Tensor Evolution: A Framework for Fast Evaluation of Tensor Computations using Recurrences
Javed Absar, Samarth Narang, Muthu Baskaran
TL;DR
Tensor Evolution (TeV) generalizes the Scalar Evolution framework to tensors, enabling analysis of how tensor values evolve inside loops via chains of recurrences and a set of algebraic rewrite lemmas. The approach defines basic and chained tensor evolutions, provides formal lemmas for reshaping, slicing, concatenation, and combining TeV expressions, and demonstrates closed-form transformations in concrete code. The work relates TeV to existing representations like Tensor Comprehensions and Halide, while highlighting TeV's unique focus on reducibility and algebraic simplification for loop-carried tensor computations. If extended, TeV could power loop-strength reduction and exit-value optimization in ML/HPC compilers and DSLs, improving performance in practical tensor-heavy workloads.
Abstract
This paper introduces a new mathematical framework for analysis and optimization of tensor expressions within an enclosing loop. Tensors are multi-dimensional arrays of values. They are common in high performance computing (HPC) and machine learning domains. Our framework extends Scalar Evolution - an important optimization pass implemented in both LLVM and GCC - to tensors. Scalar Evolution (SCEV) relies on the theory of `Chain of Recurrences' for its mathematical underpinnings. We use the same theory for Tensor Evolution (TeV).
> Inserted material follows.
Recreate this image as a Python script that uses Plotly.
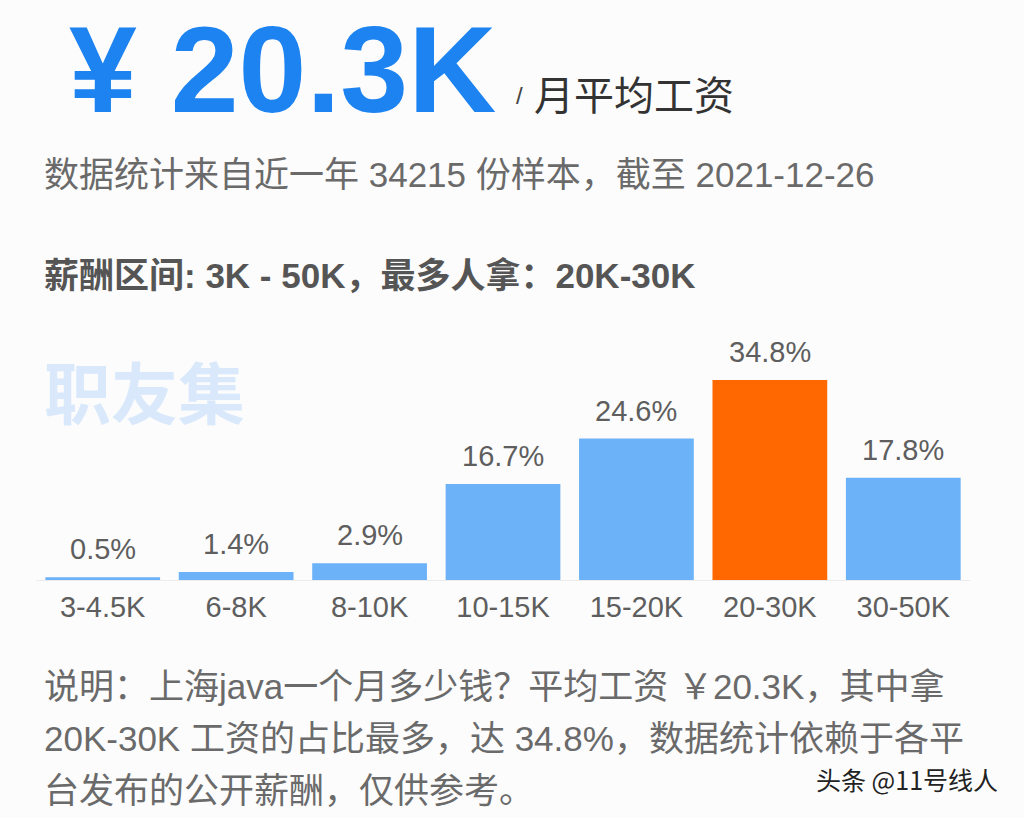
import plotly.graph_objects as go

categories = ["3-4.5K", "6-8K", "8-10K", "10-15K", "15-20K", "20-30K", "30-50K"]
shares = [0.5, 1.4, 2.9, 16.7, 24.6, 34.8, 17.8]
labels = ["0.5%", "1.4%", "2.9%", "16.7%", "24.6%", "34.8%", "17.8%"]
highlight = "20-30K"

W, H = 1024, 818
BLUE = "#6cb2f8"
ORANGE = "#ff6700"
colors = [ORANGE if c == highlight else BLUE for c in categories]

CJK = "Noto Sans CJK SC"
LAT = "Liberation Sans"
MIX = "Liberation Sans, Noto Sans CJK SC"


def py(px):
    return 1 - px / H


def px_x(px):
    return px / W


fig = go.Figure()
fig.add_trace(go.Bar(
    x=categories, y=shares, marker=dict(color=colors, line=dict(width=0)),
    hoverinfo="skip", showlegend=False,
))

annotations = []
for c, v, t in zip(categories, shares, labels):
    annotations.append(dict(
        x=c, y=v, xref="x", yref="y", text=t, showarrow=False,
        yanchor="middle", yshift=28,
        font=dict(family=LAT, size=29, color="#5e5e5e"),
    ))


def note(text, x, y, size, color, family=MIX, xanchor="left", yanchor="middle",
         bold=False):
    if bold:
        text = "<b>" + text + "</b>"
    annotations.append(dict(
        x=px_x(x), y=py(y), xref="paper", yref="paper", text=text, showarrow=False,
        xanchor=xanchor, yanchor=yanchor, align="left",
        font=dict(family=family, size=size, color=color),
    ))


note("¥ 20.3K", 67, 0, 122, "#1c83f1", family=LAT, bold=True, yanchor="top")
note("/", 514, 96, 24, "#444444", family=LAT)
note("月平均工资", 532, 93, 40, "#333333", family=CJK)
note("数据统计来自近一年 34215 份样本，截至 2021-12-26", 42, 174, 35, "#6a6a6a")
note("薪酬区间: 3K - 50K，最多人拿：20K-30K", 42, 275, 35, "#555555", bold=True)
note("职友集", 42, 390, 67, "#d9e9fb", family=CJK, bold=True)
note("说明：上海java一个月多少钱？平均工资 ￥20.3K，其中拿", 42, 686, 35, "#6a6a6a")
note("20K-30K 工资的占比最多，达 34.8%，数据统计依赖于各平", 42, 738, 35, "#6a6a6a")
note("台发布的公开薪酬，仅供参考。", 42, 790, 35, "#6a6a6a")
note("头条 @11号线人", 1002, 780, 25, "#ffffff", family=CJK, xanchor="right")
note("头条 @11号线人", 1000, 779, 25, "#222222", family=CJK, xanchor="right")

fig.update_layout(
    width=W, height=H,
    margin=dict(l=0, r=0, t=0, b=0),
    paper_bgcolor="#fcfcfc", plot_bgcolor="#fcfcfc",
    bargap=0.14,
    annotations=annotations,
    xaxis=dict(
        domain=[px_x(36), px_x(970)],
        showgrid=False, zeroline=False,
        showline=True, linecolor="#ececec", linewidth=1,
        ticks="outside", ticklen=1, tickcolor="rgba(0,0,0,0)",
        tickfont=dict(family=LAT, size=29, color="#5e5e5e"),
        fixedrange=True,
    ),
    yaxis=dict(
        domain=[py(580), py(580) + 230 / H],
        range=[0, 40],
        showgrid=False, zeroline=False, showticklabels=False,
        fixedrange=True,
    ),
)

fig.write_html("out.html")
While some concepts from SCEV map easily to TeV -- e.g. element-wise operations; tensors introduce new operations such as concatenation, slicing, broadcast, reduction, and reshape which have no equivalent in scalars and SCEV. Not all computations are amenable to TeV analysis but it can play a part in the optimization and analysis parts of ML and HPC compilers. Also, for many mathematical/compiler ideas, applications may go beyond what was initially envisioned, once others build on it and take it further. We hope for a similar trajectory for the tensor-evolution concept.